Боксер и Китай донесли заманчивые коробки до середины палаты и опустили их на пол рядом со Шрамом и доктором. Шрам в образе щедрого государя императора приосанился. Дубак прилег плечом на дверной косяк...
"Старика звали Тенгиз Гедеванович. Он жил на другой стороне Белой речки в грузинской части поселка. Восточные окна его дома смотрели на Белую речку, северные – на горы. Старика убили в девяносто втором, когда абхазы захватывали независимость, то есть выгоняли и вырезали грузин, присваивая и деля меж собой их дома и имущество. Батоно Тенгиза выгнать бы никому не удалось и дом свой он никому бы не уступил.
Я знаю, как он умирал. Батоно Тенгиз встретил обкуренную и ошалевшую от грабежей толпу в большой комнате с окнами на горы и на реку. Он сидел за столом, на котором был лишь кувшин и стакан. Батоно Тенгиз пил свое терпкое красное вино, которым когда-то угощал и меня.
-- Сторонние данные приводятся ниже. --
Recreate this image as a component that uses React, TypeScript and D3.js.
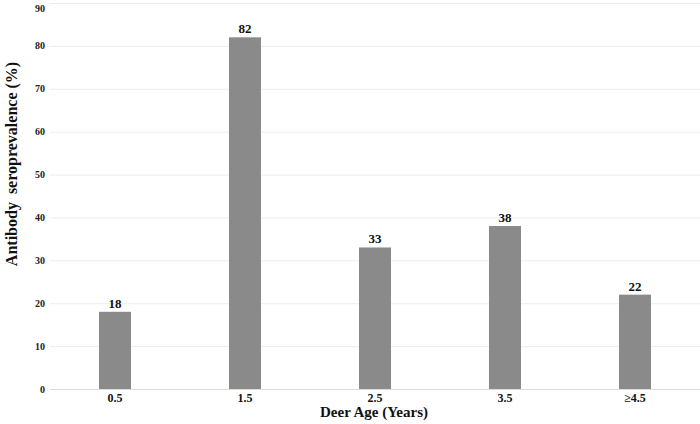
import React, { useEffect, useRef } from "react";
import * as d3 from "d3";

const ages = ["0.5", "1.5", "2.5", "3.5", "≥4.5"];
const prevalence = [18, 82, 33, 38, 22];
const yTicks = [0, 10, 20, 30, 40, 50, 60, 70, 80, 90];

const W = 700;
const H = 424;
const FONT = "'Liberation Serif', 'Times New Roman', serif";

export default function App() {
    const ref = useRef<SVGSVGElement>(null);

    useEffect(() => {
        const svg = d3.select(ref.current);
        svg.selectAll("*").remove();

        const x = d3.scaleBand().domain(ages).range([50, 700]).paddingInner(0.754).paddingOuter(0.377);
        const y = d3.scaleLinear().domain([0, 90]).range([389, 3]);

        const g = svg.append("g").attr("font-family", FONT).attr("font-weight", "bold");

        // grid
        g.append("g")
            .selectAll("line")
            .data(yTicks)
            .join("line")
            .attr("x1", 50)
            .attr("x2", 700)
            .attr("y1", (d) => y(d) + 0.5)
            .attr("y2", (d) => y(d) + 0.5)
            .attr("stroke", (d) => (d === 0 ? "#dcdcdc" : "#ececec"))
            .attr("stroke-width", 1);

        // y tick labels
        g.append("g")
            .selectAll("text")
            .data(yTicks)
            .join("text")
            .attr("x", 45)
            .attr("y", (d) => Math.max(y(d), 8))
            .attr("dy", "0.35em")
            .attr("text-anchor", "end")
            .attr("font-size", 10)
            .attr("fill", "#222")
            .text((d) => d);

        // bars
        g.append("g")
            .selectAll("rect")
            .data(prevalence)
            .join("rect")
            .attr("x", (d, i) => x(ages[i]))
            .attr("y", (d) => y(d))
            .attr("width", x.bandwidth())
            .attr("height", (d) => y(0) - y(d))
            .attr("fill", "#8a8a8a");

        // value labels
        g.append("g")
            .selectAll("text")
            .data(prevalence)
            .join("text")
            .attr("x", (d, i) => x(ages[i]) + x.bandwidth() / 2)
            .attr("y", (d) => y(d) - 4)
            .attr("text-anchor", "middle")
            .attr("font-size", 13)
            .attr("fill", "#111")
            .text((d) => d);

        // x tick labels
        g.append("g")
            .selectAll("text")
            .data(ages)
            .join("text")
            .attr("x", (d) => x(d) + x.bandwidth() / 2)
            .attr("y", 402)
            .attr("text-anchor", "middle")
            .attr("font-size", 12)
            .attr("fill", "#111")
            .text((d) => d);

        // axis titles
        g.append("text")
            .attr("x", 374)
            .attr("y", 417)
            .attr("text-anchor", "middle")
            .attr("font-size", 15)
            .attr("fill", "#111")
            .text("Deer Age (Years)");

        g.append("text")
            .attr("transform", "translate(17,164) rotate(-90)")
            .attr("text-anchor", "middle")
            .attr("font-size", 16)
            .attr("fill", "#111")
            .attr("xml:space", "preserve")
            .style("white-space", "pre")
            .text("Antibody  seroprevalence (%)");
    }, []);

    return (
        <svg
            ref={ref}
            width={W}
            height={H}
            style={{ position: "absolute", left: 0, top: 0, background: "#fff" }}
        ></svg>
    );
}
К нему ворвались жители нашего с ним поселка, вооруженные автоматами, обрезами, охотничьими ружьями, пистолетами и кинжалами. Абхазы хотели запугать его и заставить «убраться в свою Грузию». После того, как поселок залили слезы грузинских женщин, с абхазами Тенгизу говорить уже было не о чем.
Батоно Тенгиз отодвинулся от стола, положил руки на пояс, украшенный серебряными дедовскими рублями и увешанный ножнами. Поднялся.
Вылетели вперед две его руки – и два метательных ножа проткнули две абхазские шеи. Упали на пол автоматы. Потом Батоно Тенгиз закружил свой танец, когда невозможно понять где рука, где клинок, откуда, снизу или сверху, воткнется или рассечет тебя сталь. Суматошная стрельба разбрасывала пули впустую, абхазы лишь мешали друг другу и валились, обхватив рукояти ножей, торчащие из тел. А кисти батоно Тенгиза ныряли к следующим ножнам.
Он снова вернулся за стол допивать вино, когда двое оставшихся в живых удрали из дома, побросав оружие.
Следующие входить не решились. Они забросали дом гранатами. Разлитый по остальным комнатам дома бензин за считанные минуты лишил абхазов поживы. Надеюсь, батоно Тенгиз вспомнил обо мне, когда уходил. Ведь я один из немногих, кого он признал своим учеником".
...Шрам врубался, что из лазарета слух мгновенно разлетится по «угловским» хатам. Сейчас это ему и нужно – прославиться реально добрыми делами. Пусть гуляет по крытке байка о человечном воре Шраме, обрастая по пути мясом и жиром все более фартовых подробностей.
– Я – Шрам, – сказал Сергей. – Люди должны жить по-людски. Правильно, братва?
Прописанная в лазарете братва смотрела на Шрама, как на братана, у которого под днищем джипа в складчину прикручена динамитная шашка, а он никак в машину не сядет. Зажигание не включит, отвлекается на порожняковые речи.
Боксер откинул коробочные лепестки, взял сверху и робко подал Шраму пухлый полиэтиленовый пакет. Нагнулся за следующим. Доктор, поигрывая стетоскопом, наблюдал, как заключенный Шрамов вкладывает в протягиваемые руки подарки. Их начинка была, разумеется, согласована с администрацией, поэтому дубак не дергался, а равнодушно наблюдал от двери за раздачей.